ARRIVING AT MY DESK, I collapse into my chair with a bucket of coffee so tall that it shouldn't be called "large" or "grande," but "Eiffel".
A new colleague comments: "I'm surprised you need coffee. You always seem so unruffled. Had a rough morning?"
I decide to tell him about it.
7.25 am: I run around the apartment screaming at the children to get dressed. I dash into the kitchen and discover to my horror that we have not washed up the night before, so every surface is piled high with dirty plates.
7.35: I open the fridge and a jar of mango chutney leaps off the edge of a shelf. These days, 99.99 percent of foodstuffs are packaged in plastic, but this is the last thing on Earth still sold in a glass jar. SMASH! Floor tiles glitter with razor-sharp shards. The dog finds itself wearing a light coating of mango chutney. She gives herself a lick and decides she likes it.

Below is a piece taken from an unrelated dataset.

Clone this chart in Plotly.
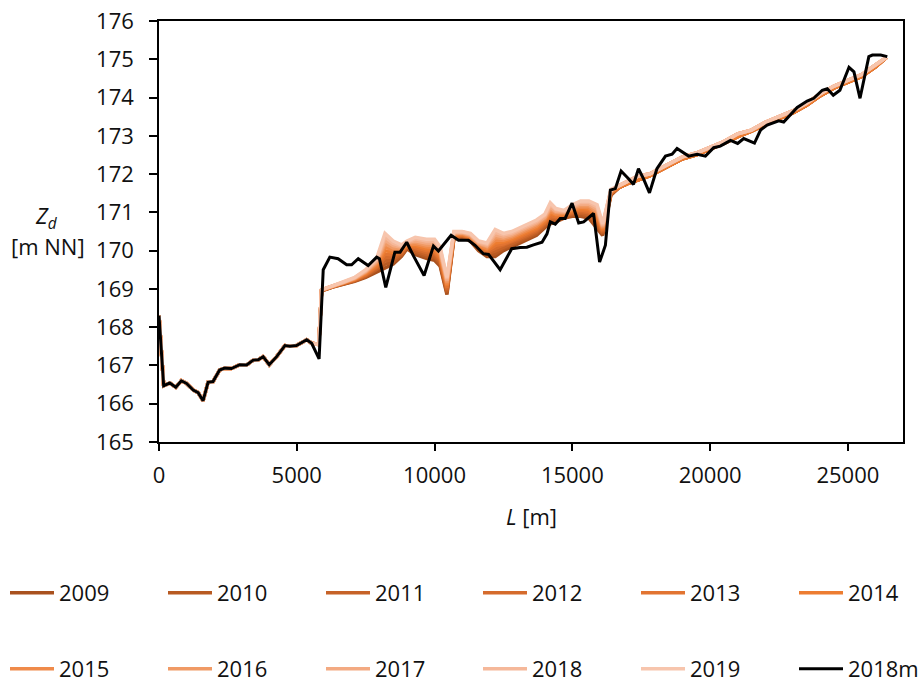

7.41: Using brute force, I clear some countertop space (more glass breaks) and speed-assemble a packed lunch. A panicked female voice says: "Dad. My friends are waiting. Where's my lunch?" I march through the broken glass in my bare feet to hurl a pack of sandwiches to a girl racing out the door.
7.49: I scrunch back to my tiny bit of counter space. I hear a male voice: "Dad! I have to go. My school bus is here." Once more I trudge, guru-like, through broken glass, and throw a lunch pack to another child.
8.01: Twelve minutes later, lunch three is ready, glass has been picked out of my feet, the blood has been mopped up, and the chutneyed dog wiped (much to her annoyance). I race to the bedroom to get dressed.
8.09: The youngest child and I descend to ground level to get the primary school bus. Huh? The road is empty! No bus, no kids, no parents. I reassure her: "We missed it. Don't worry. Daddy will take you to school in a taxi."
8.16: I check my pockets. Oops. The sum contents are a single small brown coin. "Don't worry," I tell the child. "We'll go to the money machine in the mall and get some cash, THEN we'll get a taxi."
8.25: We sprint to the nearest mall and rise to the second floor where there is an ATM. I punch in the instructions. "REQUEST REJECTED," the screen says. "INSUFFICIENT FUNDS."
At this point in my story, my listener in the office, who is unmarried and childless, shakes his head in horror.
"What a nightmare start to the day," he remarks.
I shrug my shoulders and reply: "I wouldn't use the word `nightmare.' I'd use the word `average.' In fact, I got the kid to school before the bell, and myself to work slightly earlier than usual."
Now he knows why nothing can ruffle me. I'm invincible. I'm imperturbable. I'm a parent.
Later, the phone rings. It's my wife.
"You're not going to believe this," she says. "But someone has seasoned our dog with mango chutney."